An artificial intelligence platform provides an accurate interpretation of esophageal motility from Functional Lumen Imaging Probe Panometry studies.

Abstract

Functional lumen imaging probe (FLIP) Panometry is performed at the time of sedated endoscopy and evaluates esophageal motility in response to distension. This study aimed to develop and test an automated artificial intelligence (AI) platform that could interpret FLIP Panometry studies. The study cohort included 678 consecutive patients and 35 asymptomatic controls that completed FLIP Panometry during endoscopy and high-resolution manometry (HRM). "True" study labels for model training and testing were assigned by experienced esophagologists per a hierarchical classification scheme. The supervised, deep learning, AI model generated FLIP Panometry heatmaps from raw FLIP data and based on convolutional neural networks assigned esophageal motility labels using a two-stage prediction model. Model performance was tested on a 15% held-out test set (n=103); the remainder of the studies were utilized for model training (n=610). "True" FLIP labels across the entire cohort included 190 (27%) "normal," 265 (37%) "not normal/not achalasia," and 258 (36%) "achalasia." On the test set, both the Normal/Not normal and the achalasia/not achalasia models achieved an accuracy of 89% (with 89%/88% recall, 90%/89% precision, respectively).
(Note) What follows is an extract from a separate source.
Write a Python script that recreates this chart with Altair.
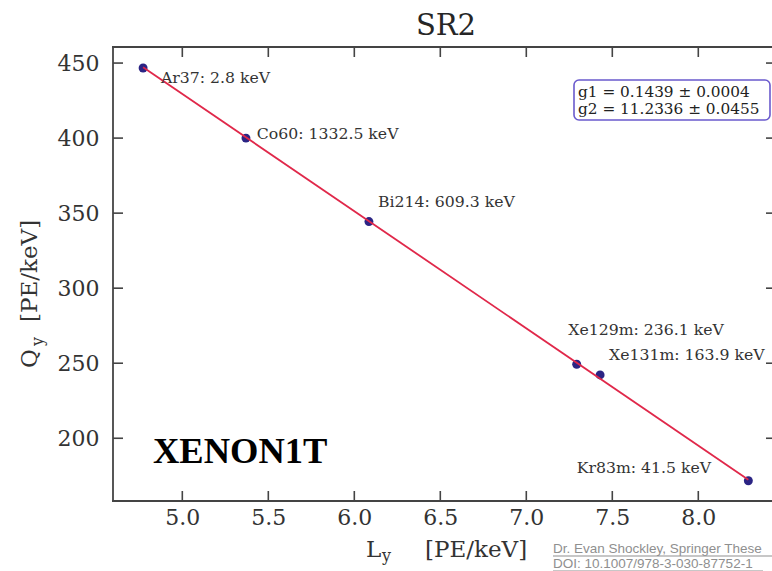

Of 28 patients with achalasia (per HRM) in the test set, 0 were predicted as "normal" and 93% as "achalasia" by the AI model. An AI platform provided accurate interpretation of FLIP Panometry esophageal motility studies from a single center compared with the impression of experienced FLIP Panometry interpreters. This platform may provide useful clinical decision support for esophageal motility diagnosis from FLIP Panometry studies performed at the time of endoscopy.